(Required task)
Produce an exact copy of all the data below, dropping every image.

(Provided material)
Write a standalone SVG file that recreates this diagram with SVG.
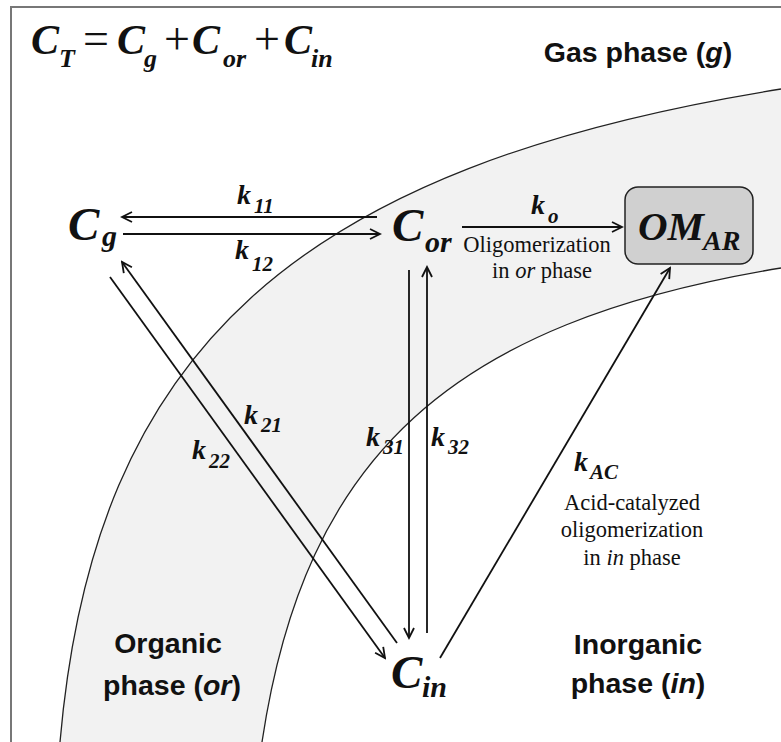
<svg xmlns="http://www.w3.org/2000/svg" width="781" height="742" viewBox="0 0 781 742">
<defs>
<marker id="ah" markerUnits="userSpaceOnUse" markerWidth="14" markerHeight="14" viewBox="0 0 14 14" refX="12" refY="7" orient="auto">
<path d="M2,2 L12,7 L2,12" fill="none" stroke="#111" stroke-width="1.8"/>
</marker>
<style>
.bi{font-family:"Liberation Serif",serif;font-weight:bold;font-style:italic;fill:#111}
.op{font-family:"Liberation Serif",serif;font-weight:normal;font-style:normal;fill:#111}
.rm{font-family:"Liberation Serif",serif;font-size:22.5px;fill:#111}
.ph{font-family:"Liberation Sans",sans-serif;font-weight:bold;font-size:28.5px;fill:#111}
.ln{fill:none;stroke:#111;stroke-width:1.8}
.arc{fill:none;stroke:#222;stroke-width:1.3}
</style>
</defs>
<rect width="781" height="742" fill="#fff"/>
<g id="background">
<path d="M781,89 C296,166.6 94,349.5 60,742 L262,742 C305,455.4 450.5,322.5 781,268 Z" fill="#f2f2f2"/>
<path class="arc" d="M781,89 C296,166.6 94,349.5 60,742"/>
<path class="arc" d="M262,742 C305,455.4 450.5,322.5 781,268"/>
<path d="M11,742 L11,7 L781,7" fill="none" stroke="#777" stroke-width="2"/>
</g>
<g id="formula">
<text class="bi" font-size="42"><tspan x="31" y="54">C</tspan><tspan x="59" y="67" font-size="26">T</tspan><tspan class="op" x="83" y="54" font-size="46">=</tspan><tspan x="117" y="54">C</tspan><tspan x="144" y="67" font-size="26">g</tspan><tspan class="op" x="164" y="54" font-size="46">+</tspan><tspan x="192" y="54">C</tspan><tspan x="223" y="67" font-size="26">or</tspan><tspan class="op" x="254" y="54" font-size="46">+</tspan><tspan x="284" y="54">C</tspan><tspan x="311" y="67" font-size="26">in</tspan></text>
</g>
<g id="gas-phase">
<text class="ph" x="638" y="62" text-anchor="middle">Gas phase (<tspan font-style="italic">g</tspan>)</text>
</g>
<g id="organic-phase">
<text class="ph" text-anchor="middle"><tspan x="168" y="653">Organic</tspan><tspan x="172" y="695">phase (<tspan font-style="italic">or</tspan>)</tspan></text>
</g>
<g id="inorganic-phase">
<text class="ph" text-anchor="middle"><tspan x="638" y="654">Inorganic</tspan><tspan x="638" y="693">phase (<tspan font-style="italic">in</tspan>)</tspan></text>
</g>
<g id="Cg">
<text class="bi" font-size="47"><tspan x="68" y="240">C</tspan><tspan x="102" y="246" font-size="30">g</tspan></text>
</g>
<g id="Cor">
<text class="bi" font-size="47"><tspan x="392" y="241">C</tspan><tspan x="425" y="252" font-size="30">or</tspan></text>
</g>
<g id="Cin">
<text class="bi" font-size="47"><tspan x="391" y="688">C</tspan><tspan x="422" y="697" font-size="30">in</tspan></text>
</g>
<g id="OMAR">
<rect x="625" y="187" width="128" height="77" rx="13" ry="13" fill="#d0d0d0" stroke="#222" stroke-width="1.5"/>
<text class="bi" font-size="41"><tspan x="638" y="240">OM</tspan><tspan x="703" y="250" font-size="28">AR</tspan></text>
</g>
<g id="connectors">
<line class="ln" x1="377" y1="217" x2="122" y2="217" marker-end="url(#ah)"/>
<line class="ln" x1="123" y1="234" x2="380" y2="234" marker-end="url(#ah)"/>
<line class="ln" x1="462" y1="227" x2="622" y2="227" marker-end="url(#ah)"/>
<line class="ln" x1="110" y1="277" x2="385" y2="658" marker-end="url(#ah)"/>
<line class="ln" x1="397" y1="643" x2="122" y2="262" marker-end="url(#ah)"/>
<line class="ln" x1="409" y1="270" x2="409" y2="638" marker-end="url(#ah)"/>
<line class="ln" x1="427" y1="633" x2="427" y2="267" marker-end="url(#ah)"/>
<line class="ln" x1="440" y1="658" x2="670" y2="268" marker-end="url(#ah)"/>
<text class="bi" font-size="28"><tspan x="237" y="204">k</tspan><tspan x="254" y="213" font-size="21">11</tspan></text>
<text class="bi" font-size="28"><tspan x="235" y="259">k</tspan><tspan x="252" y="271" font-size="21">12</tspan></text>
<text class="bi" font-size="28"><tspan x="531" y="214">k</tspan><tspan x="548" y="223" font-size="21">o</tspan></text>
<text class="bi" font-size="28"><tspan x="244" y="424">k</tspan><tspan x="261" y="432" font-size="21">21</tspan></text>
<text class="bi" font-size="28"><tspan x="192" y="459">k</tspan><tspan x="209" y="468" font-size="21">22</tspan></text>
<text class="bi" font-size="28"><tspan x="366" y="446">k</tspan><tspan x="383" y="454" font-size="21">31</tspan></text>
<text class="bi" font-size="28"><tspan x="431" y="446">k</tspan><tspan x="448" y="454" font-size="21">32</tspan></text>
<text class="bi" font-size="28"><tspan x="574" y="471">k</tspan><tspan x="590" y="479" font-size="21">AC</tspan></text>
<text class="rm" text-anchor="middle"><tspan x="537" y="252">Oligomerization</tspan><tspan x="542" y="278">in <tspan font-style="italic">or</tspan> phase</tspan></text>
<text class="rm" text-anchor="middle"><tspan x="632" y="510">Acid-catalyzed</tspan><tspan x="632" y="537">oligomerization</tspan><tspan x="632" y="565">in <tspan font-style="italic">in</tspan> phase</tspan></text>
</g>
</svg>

(Result of this exercise)
Write a standalone SVG file that recreates this diagram with SVG.
<svg xmlns="http://www.w3.org/2000/svg" width="781" height="742" viewBox="0 0 781 742">
<defs>
<marker id="ah" markerUnits="userSpaceOnUse" markerWidth="14" markerHeight="14" viewBox="0 0 14 14" refX="12" refY="7" orient="auto">
<path d="M2,2 L12,7 L2,12" fill="none" stroke="#111" stroke-width="1.8"/>
</marker>
<style>
.bi{font-family:"Liberation Serif",serif;font-weight:bold;font-style:italic;fill:#111}
.op{font-family:"Liberation Serif",serif;font-weight:normal;font-style:normal;fill:#111}
.rm{font-family:"Liberation Serif",serif;font-size:22.5px;fill:#111}
.ph{font-family:"Liberation Sans",sans-serif;font-weight:bold;font-size:28.5px;fill:#111}
.ln{fill:none;stroke:#111;stroke-width:1.8}
.arc{fill:none;stroke:#222;stroke-width:1.3}
</style>
</defs>
<rect width="781" height="742" fill="#fff"/>
<g id="background">
<path d="M781,89 C296,166.6 94,349.5 60,742 L262,742 C305,455.4 450.5,322.5 781,268 Z" fill="#f2f2f2"/>
<path class="arc" d="M781,89 C296,166.6 94,349.5 60,742"/>
<path class="arc" d="M262,742 C305,455.4 450.5,322.5 781,268"/>
<path d="M11,742 L11,7 L781,7" fill="none" stroke="#777" stroke-width="2"/>
</g>
<g id="formula">
<text class="bi" font-size="42"><tspan x="31" y="54">C</tspan><tspan x="59" y="67" font-size="26">T</tspan><tspan class="op" x="83" y="54" font-size="46">=</tspan><tspan x="117" y="54">C</tspan><tspan x="144" y="67" font-size="26">g</tspan><tspan class="op" x="164" y="54" font-size="46">+</tspan><tspan x="192" y="54">C</tspan><tspan x="223" y="67" font-size="26">or</tspan><tspan class="op" x="254" y="54" font-size="46">+</tspan><tspan x="284" y="54">C</tspan><tspan x="311" y="67" font-size="26">in</tspan></text>
</g>
<g id="gas-phase">
<text class="ph" x="638" y="62" text-anchor="middle">Gas phase (<tspan font-style="italic">g</tspan>)</text>
</g>
<g id="organic-phase">
<text class="ph" text-anchor="middle"><tspan x="168" y="653">Organic</tspan><tspan x="172" y="695">phase (<tspan font-style="italic">or</tspan>)</tspan></text>
</g>
<g id="inorganic-phase">
<text class="ph" text-anchor="middle"><tspan x="638" y="654">Inorganic</tspan><tspan x="638" y="693">phase (<tspan font-style="italic">in</tspan>)</tspan></text>
</g>
<g id="Cg">
<text class="bi" font-size="47"><tspan x="68" y="240">C</tspan><tspan x="102" y="246" font-size="30">g</tspan></text>
</g>
<g id="Cor">
<text class="bi" font-size="47"><tspan x="392" y="241">C</tspan><tspan x="425" y="252" font-size="30">or</tspan></text>
</g>
<g id="Cin">
<text class="bi" font-size="47"><tspan x="391" y="688">C</tspan><tspan x="422" y="697" font-size="30">in</tspan></text>
</g>
<g id="OMAR">
<rect x="625" y="187" width="128" height="77" rx="13" ry="13" fill="#d0d0d0" stroke="#222" stroke-width="1.5"/>
<text class="bi" font-size="41"><tspan x="638" y="240">OM</tspan><tspan x="703" y="250" font-size="28">AR</tspan></text>
</g>
<g id="connectors">
<line class="ln" x1="377" y1="217" x2="122" y2="217" marker-end="url(#ah)"/>
<line class="ln" x1="123" y1="234" x2="380" y2="234" marker-end="url(#ah)"/>
<line class="ln" x1="462" y1="227" x2="622" y2="227" marker-end="url(#ah)"/>
<line class="ln" x1="110" y1="277" x2="385" y2="658" marker-end="url(#ah)"/>
<line class="ln" x1="397" y1="643" x2="122" y2="262" marker-end="url(#ah)"/>
<line class="ln" x1="409" y1="270" x2="409" y2="638" marker-end="url(#ah)"/>
<line class="ln" x1="427" y1="633" x2="427" y2="267" marker-end="url(#ah)"/>
<line class="ln" x1="440" y1="658" x2="670" y2="268" marker-end="url(#ah)"/>
<text class="bi" font-size="28"><tspan x="237" y="204">k</tspan><tspan x="254" y="213" font-size="21">11</tspan></text>
<text class="bi" font-size="28"><tspan x="235" y="259">k</tspan><tspan x="252" y="271" font-size="21">12</tspan></text>
<text class="bi" font-size="28"><tspan x="531" y="214">k</tspan><tspan x="548" y="223" font-size="21">o</tspan></text>
<text class="bi" font-size="28"><tspan x="244" y="424">k</tspan><tspan x="261" y="432" font-size="21">21</tspan></text>
<text class="bi" font-size="28"><tspan x="192" y="459">k</tspan><tspan x="209" y="468" font-size="21">22</tspan></text>
<text class="bi" font-size="28"><tspan x="366" y="446">k</tspan><tspan x="383" y="454" font-size="21">31</tspan></text>
<text class="bi" font-size="28"><tspan x="431" y="446">k</tspan><tspan x="448" y="454" font-size="21">32</tspan></text>
<text class="bi" font-size="28"><tspan x="574" y="471">k</tspan><tspan x="590" y="479" font-size="21">AC</tspan></text>
<text class="rm" text-anchor="middle"><tspan x="537" y="252">Oligomerization</tspan><tspan x="542" y="278">in <tspan font-style="italic">or</tspan> phase</tspan></text>
<text class="rm" text-anchor="middle"><tspan x="632" y="510">Acid-catalyzed</tspan><tspan x="632" y="537">oligomerization</tspan><tspan x="632" y="565">in <tspan font-style="italic">in</tspan> phase</tspan></text>
</g>
</svg>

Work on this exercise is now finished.